Yair, can you elaborate a bit on less intuitive notion that the best performance is achieved with lower than maximum clock frequency?
I have used Intel’s performance counter monitor on Linux to see what’s going on:
https://software.intel.com/en-us/articles/intel-performance-counter-monitor
I meant to say “Doubling to the amount workers to the number of logical cores”. 🙂
@Jes, perhaps a possible explanation is that by using logical rather than physical cores, the cores utilize hyperthreading and perhaps in your specific case this has a greater advantage than the drawbacks of the extra overheads of parallelization management, OS context-switching, and extra memory. Using extra parallel processes could also help when the processes have a significant I/O portion, since during the I/O wait the CPU is idle and can therefore be used by the non-I/O portions of other parallel processes.
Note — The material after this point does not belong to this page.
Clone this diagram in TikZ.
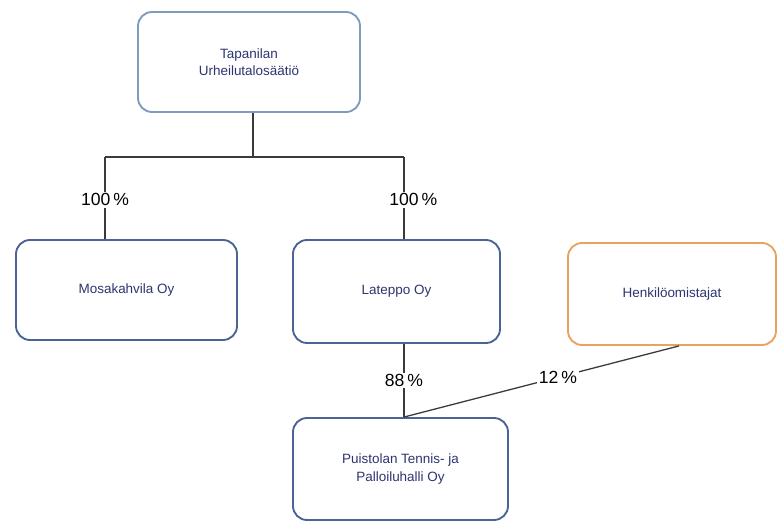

In short, this is highly system-, program- and data-dependent. In the general case I found that limiting the number of processes to the number of physical cores is better than the default limit to the number of logical cores, but in specific cases it may well be different. This is easy to test on your specific system/program.
If you have heterogenous workloads, i.e. some of the parfor tasks are quick and some are slow, and they are clustered together, e.g. the slow ones are at the start, try putting your work into an array, then randomizing the array:
If you have *very* heterogeneous workloads, such that some of the parfor elements will take a long time, and some will be ‘0 work’, it may be more efficient to compute which elements have ‘0 work’ beforehand and remove these elements from the work. Otherwise the very heterogeneous workloads won’t balance well across the cores, and you may well be left with a few cores running long running tasks, while the others have completed.